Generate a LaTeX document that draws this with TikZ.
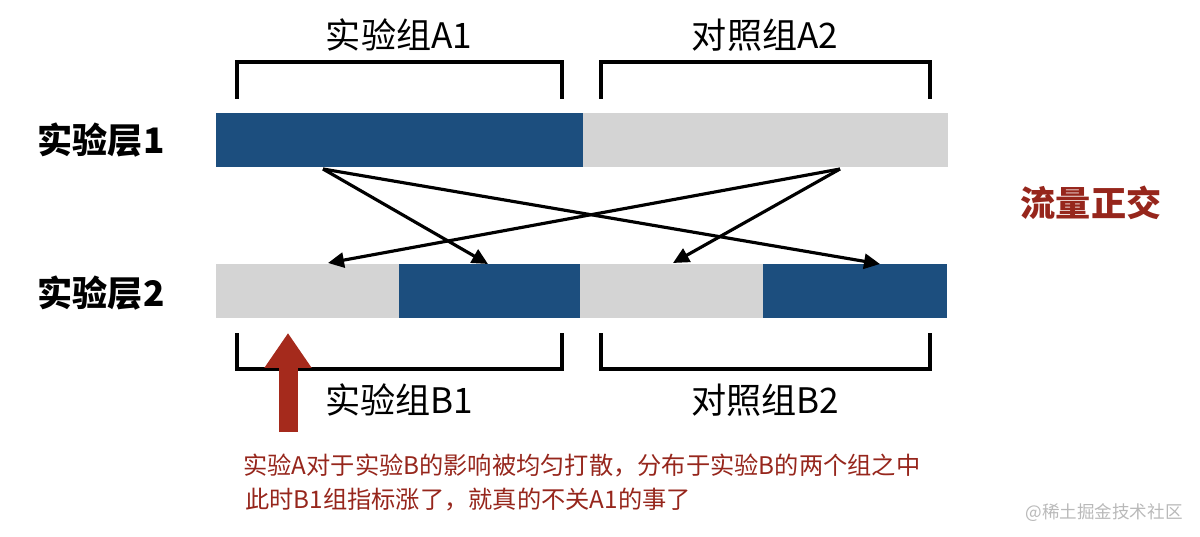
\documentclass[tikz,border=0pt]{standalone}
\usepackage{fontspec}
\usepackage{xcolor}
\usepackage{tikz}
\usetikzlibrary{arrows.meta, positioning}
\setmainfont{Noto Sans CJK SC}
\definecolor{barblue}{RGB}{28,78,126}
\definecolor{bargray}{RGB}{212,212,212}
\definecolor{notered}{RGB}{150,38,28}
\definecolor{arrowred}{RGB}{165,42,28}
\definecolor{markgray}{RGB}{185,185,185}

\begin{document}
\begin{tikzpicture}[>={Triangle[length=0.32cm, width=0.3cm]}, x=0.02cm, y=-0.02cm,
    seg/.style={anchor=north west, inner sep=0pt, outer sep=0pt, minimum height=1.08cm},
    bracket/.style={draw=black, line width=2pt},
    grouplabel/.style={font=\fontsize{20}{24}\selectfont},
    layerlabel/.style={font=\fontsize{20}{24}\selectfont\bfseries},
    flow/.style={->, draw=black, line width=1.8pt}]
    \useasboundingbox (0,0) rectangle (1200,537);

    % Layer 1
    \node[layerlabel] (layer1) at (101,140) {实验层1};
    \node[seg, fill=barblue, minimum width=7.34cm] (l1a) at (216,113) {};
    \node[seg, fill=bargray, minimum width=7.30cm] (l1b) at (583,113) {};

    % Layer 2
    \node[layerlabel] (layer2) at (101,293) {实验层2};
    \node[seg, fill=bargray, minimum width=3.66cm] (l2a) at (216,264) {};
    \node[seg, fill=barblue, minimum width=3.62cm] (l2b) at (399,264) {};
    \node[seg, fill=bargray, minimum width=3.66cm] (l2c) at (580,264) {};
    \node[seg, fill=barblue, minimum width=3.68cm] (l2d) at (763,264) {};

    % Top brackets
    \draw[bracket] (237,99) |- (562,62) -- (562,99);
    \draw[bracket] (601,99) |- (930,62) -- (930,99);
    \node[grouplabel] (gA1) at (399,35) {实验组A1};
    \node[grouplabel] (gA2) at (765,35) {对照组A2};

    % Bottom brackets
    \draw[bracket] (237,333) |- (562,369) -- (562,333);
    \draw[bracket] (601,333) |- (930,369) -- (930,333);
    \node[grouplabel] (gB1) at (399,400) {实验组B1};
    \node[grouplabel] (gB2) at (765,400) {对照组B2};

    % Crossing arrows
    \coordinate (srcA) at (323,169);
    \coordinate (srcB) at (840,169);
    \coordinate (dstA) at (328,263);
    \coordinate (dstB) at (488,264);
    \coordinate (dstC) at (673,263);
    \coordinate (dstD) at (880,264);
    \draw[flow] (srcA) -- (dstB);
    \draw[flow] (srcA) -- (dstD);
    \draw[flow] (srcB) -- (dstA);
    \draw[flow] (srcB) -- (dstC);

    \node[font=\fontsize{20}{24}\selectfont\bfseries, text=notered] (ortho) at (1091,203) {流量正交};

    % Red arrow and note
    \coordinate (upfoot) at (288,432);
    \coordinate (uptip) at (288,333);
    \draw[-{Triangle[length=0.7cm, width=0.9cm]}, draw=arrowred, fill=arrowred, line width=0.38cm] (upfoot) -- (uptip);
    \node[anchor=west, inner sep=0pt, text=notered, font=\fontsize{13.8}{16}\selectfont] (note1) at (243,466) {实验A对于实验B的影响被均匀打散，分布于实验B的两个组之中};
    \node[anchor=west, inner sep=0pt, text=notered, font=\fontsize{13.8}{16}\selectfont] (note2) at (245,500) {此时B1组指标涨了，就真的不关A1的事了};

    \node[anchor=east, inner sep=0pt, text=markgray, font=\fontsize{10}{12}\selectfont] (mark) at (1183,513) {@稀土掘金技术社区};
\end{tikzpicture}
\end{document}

What is being asked:
Retype the whole listing, keeping every line identical and omitting all pictures.

Full response:
Generate a LaTeX document that draws this with TikZ.
\documentclass[tikz,border=0pt]{standalone}
\usepackage{fontspec}
\usepackage{xcolor}
\usepackage{tikz}
\usetikzlibrary{arrows.meta, positioning}
\setmainfont{Noto Sans CJK SC}
\definecolor{barblue}{RGB}{28,78,126}
\definecolor{bargray}{RGB}{212,212,212}
\definecolor{notered}{RGB}{150,38,28}
\definecolor{arrowred}{RGB}{165,42,28}
\definecolor{markgray}{RGB}{185,185,185}

\begin{document}
\begin{tikzpicture}[>={Triangle[length=0.32cm, width=0.3cm]}, x=0.02cm, y=-0.02cm,
    seg/.style={anchor=north west, inner sep=0pt, outer sep=0pt, minimum height=1.08cm},
    bracket/.style={draw=black, line width=2pt},
    grouplabel/.style={font=\fontsize{20}{24}\selectfont},
    layerlabel/.style={font=\fontsize{20}{24}\selectfont\bfseries},
    flow/.style={->, draw=black, line width=1.8pt}]
    \useasboundingbox (0,0) rectangle (1200,537);

    % Layer 1
    \node[layerlabel] (layer1) at (101,140) {实验层1};
    \node[seg, fill=barblue, minimum width=7.34cm] (l1a) at (216,113) {};
    \node[seg, fill=bargray, minimum width=7.30cm] (l1b) at (583,113) {};

    % Layer 2
    \node[layerlabel] (layer2) at (101,293) {实验层2};
    \node[seg, fill=bargray, minimum width=3.66cm] (l2a) at (216,264) {};
    \node[seg, fill=barblue, minimum width=3.62cm] (l2b) at (399,264) {};
    \node[seg, fill=bargray, minimum width=3.66cm] (l2c) at (580,264) {};
    \node[seg, fill=barblue, minimum width=3.68cm] (l2d) at (763,264) {};

    % Top brackets
    \draw[bracket] (237,99) |- (562,62) -- (562,99);
    \draw[bracket] (601,99) |- (930,62) -- (930,99);
    \node[grouplabel] (gA1) at (399,35) {实验组A1};
    \node[grouplabel] (gA2) at (765,35) {对照组A2};

    % Bottom brackets
    \draw[bracket] (237,333) |- (562,369) -- (562,333);
    \draw[bracket] (601,333) |- (930,369) -- (930,333);
    \node[grouplabel] (gB1) at (399,400) {实验组B1};
    \node[grouplabel] (gB2) at (765,400) {对照组B2};

    % Crossing arrows
    \coordinate (srcA) at (323,169);
    \coordinate (srcB) at (840,169);
    \coordinate (dstA) at (328,263);
    \coordinate (dstB) at (488,264);
    \coordinate (dstC) at (673,263);
    \coordinate (dstD) at (880,264);
    \draw[flow] (srcA) -- (dstB);
    \draw[flow] (srcA) -- (dstD);
    \draw[flow] (srcB) -- (dstA);
    \draw[flow] (srcB) -- (dstC);

    \node[font=\fontsize{20}{24}\selectfont\bfseries, text=notered] (ortho) at (1091,203) {流量正交};

    % Red arrow and note
    \coordinate (upfoot) at (288,432);
    \coordinate (uptip) at (288,333);
    \draw[-{Triangle[length=0.7cm, width=0.9cm]}, draw=arrowred, fill=arrowred, line width=0.38cm] (upfoot) -- (uptip);
    \node[anchor=west, inner sep=0pt, text=notered, font=\fontsize{13.8}{16}\selectfont] (note1) at (243,466) {实验A对于实验B的影响被均匀打散，分布于实验B的两个组之中};
    \node[anchor=west, inner sep=0pt, text=notered, font=\fontsize{13.8}{16}\selectfont] (note2) at (245,500) {此时B1组指标涨了，就真的不关A1的事了};

    \node[anchor=east, inner sep=0pt, text=markgray, font=\fontsize{10}{12}\selectfont] (mark) at (1183,513) {@稀土掘金技术社区};
\end{tikzpicture}
\end{document}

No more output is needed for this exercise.